45. The sampling pump of claim 40, further comprising at least one of:

an additional switch operably associated with the control panel for enabling a user to control operation of the DC motor; or

a user adjustable speed control operably associated with the DC motor for enabling a user to adjust a speed of the DC motor, and thus a flow rate produced by the pump element.

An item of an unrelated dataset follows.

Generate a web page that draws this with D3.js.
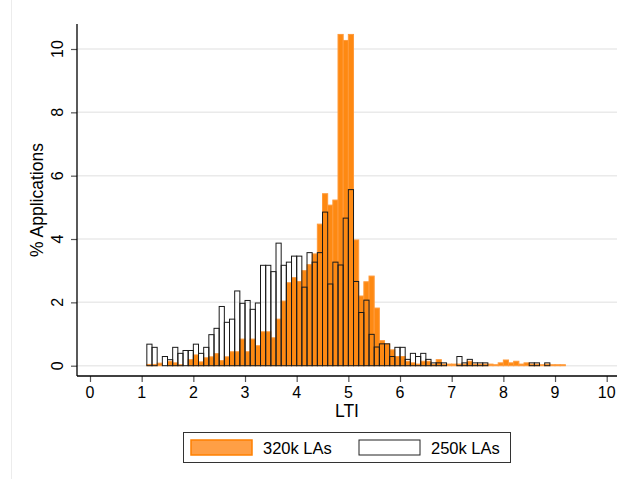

46. A sampling pump assembly including:

a pump outer housing having an inlet end cap with multiple water inlet ports, the inlet end cap connected to the pump outer housing using bayonet pins extending through at least one of a pair of either L-shaped slots in a first housing connector, or a pair of J-shaped slots in the first housing connector;

an outlet end cap connected to the pump outer housing using bayonet pins and having a tubing connector for releasably connecting an effluent tube thereto;

a pump assembly having a regenerative impeller connected to a brushless DC motor, the brushless DC motor positioned within the pump outer housing and the regenerative impeller positioned within the inlet end cap;

a fluid sensor extending beyond the outlet end cap providing a sensing signal when the pump assembly is submerged below a fluid surface in a wellbore in which the pump outer housing is positioned;

a flexible electrical cable operably associated with the pump assembly and the fluid sensor; and

a control panel operably associated with the flexible electrical cable, the control panel including:

an optical element configured to provide a first signal when the pump assembly is being lowered down a wellbore but has not yet been positioned in fluid, and a second signal when the pump assembly contacts fluid;

a user engageable switch for controlling on and off operation of the DC motor; and

a DC connector for enabling a removable connection to a DC battery.